===== DATA SEGMENT

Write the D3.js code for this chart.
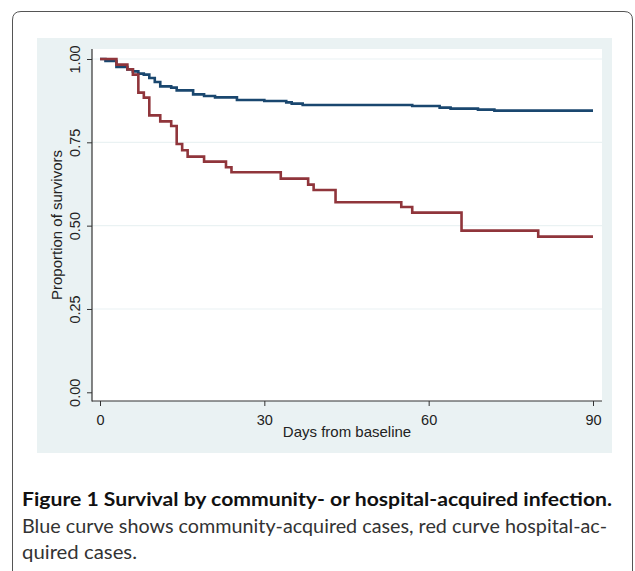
<!DOCTYPE html>
<html>
<head>
<meta charset="utf-8">
<script src="https://cdn.jsdelivr.net/npm/d3@7"></script>
<style>
  html, body { margin: 0; padding: 0; background: #fff; }
  svg { display: block; }
</style>
</head>
<body>
<svg id="chart" width="635" height="571"></svg>
<script>
// Kaplan-Meier steps (days, proportion surviving)
const commTimes = [0, 1, 3, 5, 6, 7, 8, 9, 10, 11, 13, 14, 17, 19, 21, 25, 30, 34, 35, 37, 57, 62, 64, 69, 72, 90];
const commSurv  = [1.0, 0.994, 0.976, 0.969, 0.963, 0.956, 0.953, 0.943, 0.931, 0.918, 0.914, 0.906, 0.894, 0.889, 0.885, 0.877, 0.874, 0.870, 0.866, 0.862, 0.859, 0.854, 0.851, 0.848, 0.845, 0.845];

const hospTimes = [0, 3, 5, 6, 7, 8, 9, 11, 13, 14, 15, 16, 19, 23, 24, 33, 38, 39, 43, 55, 57, 66, 80, 90];
const hospSurv  = [1.0, 0.983, 0.969, 0.953, 0.899, 0.884, 0.831, 0.813, 0.799, 0.745, 0.726, 0.707, 0.692, 0.675, 0.660, 0.641, 0.623, 0.607, 0.570, 0.556, 0.539, 0.485, 0.467, 0.467];

const xTicks = [0, 30, 60, 90];
const yTicks = [0, 0.25, 0.5, 0.75, 1];
const gridTicks = [0.25, 0.5, 0.75, 1];

const captionTitle = "Figure 1 Survival by community- or hospital-acquired infection.";
const captionLines = ["Blue curve shows community-acquired cases, red curve hospital-ac-", "quired cases."];

const svg = d3.select("#chart");

// outer frame of the figure box
svg.append("path")
  .attr("d", "M12.5,571 V20 Q12.5,11.5 21,11.5 H624 Q632.5,11.5 632.5,20 V571")
  .attr("fill", "none")
  .attr("stroke", "#555")
  .attr("stroke-width", 1);

// stata graph region + plot region
svg.append("rect").attr("x", 37).attr("y", 38).attr("width", 575).attr("height", 415).attr("fill", "#eaf2f3");
const plot = {left: 92, right: 602, top: 49, bottom: 401};
svg.append("rect")
  .attr("x", plot.left).attr("y", plot.top)
  .attr("width", plot.right - plot.left).attr("height", plot.bottom - plot.top)
  .attr("fill", "#fff");

const x = d3.scaleLinear().domain([0, 90]).range([100, 593]);
const y = d3.scaleLinear().domain([0, 1]).range([392.3, 59]);

// grid
svg.append("g")
  .selectAll("line")
  .data(gridTicks)
  .join("line")
  .attr("x1", plot.left).attr("x2", plot.right)
  .attr("y1", d => y(d)).attr("y2", d => y(d))
  .attr("stroke", "#eaf2f3")
  .attr("stroke-width", 1.2);

// y axis
const yAxis = svg.append("g")
  .attr("transform", "translate(" + plot.left + ",0)")
  .call(d3.axisLeft(y).tickValues(yTicks).tickSize(5).tickFormat(d3.format(".2f")));
yAxis.select(".domain").remove();
yAxis.selectAll(".tick line").attr("stroke", "#333");
yAxis.selectAll(".tick text")
  .attr("x", null).attr("dy", null)
  .attr("transform", "translate(-12,0) rotate(-90)")
  .attr("text-anchor", "middle")
  .attr("font-family", "Liberation Sans, Arial, sans-serif")
  .attr("font-size", 14.5)
  .attr("fill", "#222");

// x axis
const xAxis = svg.append("g")
  .attr("transform", "translate(0," + plot.bottom + ")")
  .call(d3.axisBottom(x).tickValues(xTicks).tickSize(5));
xAxis.select(".domain").remove();
xAxis.selectAll(".tick line").attr("stroke", "#333");
xAxis.selectAll(".tick text")
  .attr("y", 24).attr("dy", null)
  .attr("font-family", "Liberation Sans, Arial, sans-serif")
  .attr("font-size", 14.5)
  .attr("fill", "#222");

// axis lines over the full plot region
svg.append("line").attr("x1", plot.left).attr("x2", plot.left).attr("y1", plot.top).attr("y2", plot.bottom + 0.5)
  .attr("stroke", "#333").attr("stroke-width", 1.2);
svg.append("line").attr("x1", plot.left).attr("x2", plot.right).attr("y1", plot.bottom).attr("y2", plot.bottom)
  .attr("stroke", "#333").attr("stroke-width", 1.2);

// axis titles
svg.append("text")
  .attr("x", 347).attr("y", 437)
  .attr("text-anchor", "middle")
  .attr("font-family", "Liberation Sans, Arial, sans-serif")
  .attr("font-size", 15)
  .attr("fill", "#222")
  .text("Days from baseline");

svg.append("text")
  .attr("transform", "translate(62,225) rotate(-90)")
  .attr("text-anchor", "middle")
  .attr("font-family", "Liberation Sans, Arial, sans-serif")
  .attr("font-size", 15)
  .attr("fill", "#222")
  .text("Proportion of survivors");

// survival curves
const line = d3.line()
  .x(d => x(d[0]))
  .y(d => y(d[1]))
  .curve(d3.curveStepAfter);

const series = [
  {times: commTimes, surv: commSurv, color: "#1a476f"},
  {times: hospTimes, surv: hospSurv, color: "#90353b"}
];

svg.append("g")
  .selectAll("path")
  .data(series)
  .join("path")
  .attr("d", s => line(d3.zip(s.times, s.surv)))
  .attr("fill", "none")
  .attr("stroke", s => s.color)
  .attr("stroke-width", 2.6)
  .attr("stroke-linejoin", "miter");

// caption
svg.append("text")
  .attr("x", 22).attr("y", 506)
  .attr("font-family", "Lato, sans-serif")
  .attr("font-weight", "bold")
  .attr("font-size", 19.5)
  .attr("fill", "#111")
  .attr("textLength", 590)
  .attr("lengthAdjust", "spacingAndGlyphs")
  .text(captionTitle);

svg.append("g")
  .selectAll("text")
  .data(captionLines)
  .join("text")
  .attr("x", 22)
  .attr("y", (d, i) => 533 + i * 26)
  .attr("font-family", "Lato, sans-serif")
  .attr("font-size", 19.5)
  .attr("fill", "#333")
  .attr("textLength", (d, i) => i == 0 ? 585 : 115)
  .attr("lengthAdjust", "spacingAndGlyphs")
  .text(d => d);
</script>
</body>
</html>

==========

WHAT TO WORK ON. The listing above needs to be output again exactly. Don't include the pictures.

RESPONSE TO THIS EXERCISE.
Write the D3.js code for this chart.
<!DOCTYPE html>
<html>
<head>
<meta charset="utf-8">
<script src="https://cdn.jsdelivr.net/npm/d3@7"></script>
<style>
  html, body { margin: 0; padding: 0; background: #fff; }
  svg { display: block; }
</style>
</head>
<body>
<svg id="chart" width="635" height="571"></svg>
<script>
// Kaplan-Meier steps (days, proportion surviving)
const commTimes = [0, 1, 3, 5, 6, 7, 8, 9, 10, 11, 13, 14, 17, 19, 21, 25, 30, 34, 35, 37, 57, 62, 64, 69, 72, 90];
const commSurv  = [1.0, 0.994, 0.976, 0.969, 0.963, 0.956, 0.953, 0.943, 0.931, 0.918, 0.914, 0.906, 0.894, 0.889, 0.885, 0.877, 0.874, 0.870, 0.866, 0.862, 0.859, 0.854, 0.851, 0.848, 0.845, 0.845];

const hospTimes = [0, 3, 5, 6, 7, 8, 9, 11, 13, 14, 15, 16, 19, 23, 24, 33, 38, 39, 43, 55, 57, 66, 80, 90];
const hospSurv  = [1.0, 0.983, 0.969, 0.953, 0.899, 0.884, 0.831, 0.813, 0.799, 0.745, 0.726, 0.707, 0.692, 0.675, 0.660, 0.641, 0.623, 0.607, 0.570, 0.556, 0.539, 0.485, 0.467, 0.467];

const xTicks = [0, 30, 60, 90];
const yTicks = [0, 0.25, 0.5, 0.75, 1];
const gridTicks = [0.25, 0.5, 0.75, 1];

const captionTitle = "Figure 1 Survival by community- or hospital-acquired infection.";
const captionLines = ["Blue curve shows community-acquired cases, red curve hospital-ac-", "quired cases."];

const svg = d3.select("#chart");

// outer frame of the figure box
svg.append("path")
  .attr("d", "M12.5,571 V20 Q12.5,11.5 21,11.5 H624 Q632.5,11.5 632.5,20 V571")
  .attr("fill", "none")
  .attr("stroke", "#555")
  .attr("stroke-width", 1);

// stata graph region + plot region
svg.append("rect").attr("x", 37).attr("y", 38).attr("width", 575).attr("height", 415).attr("fill", "#eaf2f3");
const plot = {left: 92, right: 602, top: 49, bottom: 401};
svg.append("rect")
  .attr("x", plot.left).attr("y", plot.top)
  .attr("width", plot.right - plot.left).attr("height", plot.bottom - plot.top)
  .attr("fill", "#fff");

const x = d3.scaleLinear().domain([0, 90]).range([100, 593]);
const y = d3.scaleLinear().domain([0, 1]).range([392.3, 59]);

// grid
svg.append("g")
  .selectAll("line")
  .data(gridTicks)
  .join("line")
  .attr("x1", plot.left).attr("x2", plot.right)
  .attr("y1", d => y(d)).attr("y2", d => y(d))
  .attr("stroke", "#eaf2f3")
  .attr("stroke-width", 1.2);

// y axis
const yAxis = svg.append("g")
  .attr("transform", "translate(" + plot.left + ",0)")
  .call(d3.axisLeft(y).tickValues(yTicks).tickSize(5).tickFormat(d3.format(".2f")));
yAxis.select(".domain").remove();
yAxis.selectAll(".tick line").attr("stroke", "#333");
yAxis.selectAll(".tick text")
  .attr("x", null).attr("dy", null)
  .attr("transform", "translate(-12,0) rotate(-90)")
  .attr("text-anchor", "middle")
  .attr("font-family", "Liberation Sans, Arial, sans-serif")
  .attr("font-size", 14.5)
  .attr("fill", "#222");

// x axis
const xAxis = svg.append("g")
  .attr("transform", "translate(0," + plot.bottom + ")")
  .call(d3.axisBottom(x).tickValues(xTicks).tickSize(5));
xAxis.select(".domain").remove();
xAxis.selectAll(".tick line").attr("stroke", "#333");
xAxis.selectAll(".tick text")
  .attr("y", 24).attr("dy", null)
  .attr("font-family", "Liberation Sans, Arial, sans-serif")
  .attr("font-size", 14.5)
  .attr("fill", "#222");

// axis lines over the full plot region
svg.append("line").attr("x1", plot.left).attr("x2", plot.left).attr("y1", plot.top).attr("y2", plot.bottom + 0.5)
  .attr("stroke", "#333").attr("stroke-width", 1.2);
svg.append("line").attr("x1", plot.left).attr("x2", plot.right).attr("y1", plot.bottom).attr("y2", plot.bottom)
  .attr("stroke", "#333").attr("stroke-width", 1.2);

// axis titles
svg.append("text")
  .attr("x", 347).attr("y", 437)
  .attr("text-anchor", "middle")
  .attr("font-family", "Liberation Sans, Arial, sans-serif")
  .attr("font-size", 15)
  .attr("fill", "#222")
  .text("Days from baseline");

svg.append("text")
  .attr("transform", "translate(62,225) rotate(-90)")
  .attr("text-anchor", "middle")
  .attr("font-family", "Liberation Sans, Arial, sans-serif")
  .attr("font-size", 15)
  .attr("fill", "#222")
  .text("Proportion of survivors");

// survival curves
const line = d3.line()
  .x(d => x(d[0]))
  .y(d => y(d[1]))
  .curve(d3.curveStepAfter);

const series = [
  {times: commTimes, surv: commSurv, color: "#1a476f"},
  {times: hospTimes, surv: hospSurv, color: "#90353b"}
];

svg.append("g")
  .selectAll("path")
  .data(series)
  .join("path")
  .attr("d", s => line(d3.zip(s.times, s.surv)))
  .attr("fill", "none")
  .attr("stroke", s => s.color)
  .attr("stroke-width", 2.6)
  .attr("stroke-linejoin", "miter");

// caption
svg.append("text")
  .attr("x", 22).attr("y", 506)
  .attr("font-family", "Lato, sans-serif")
  .attr("font-weight", "bold")
  .attr("font-size", 19.5)
  .attr("fill", "#111")
  .attr("textLength", 590)
  .attr("lengthAdjust", "spacingAndGlyphs")
  .text(captionTitle);

svg.append("g")
  .selectAll("text")
  .data(captionLines)
  .join("text")
  .attr("x", 22)
  .attr("y", (d, i) => 533 + i * 26)
  .attr("font-family", "Lato, sans-serif")
  .attr("font-size", 19.5)
  .attr("fill", "#333")
  .attr("textLength", (d, i) => i == 0 ? 585 : 115)
  .attr("lengthAdjust", "spacingAndGlyphs")
  .text(d => d);
</script>
</body>
</html>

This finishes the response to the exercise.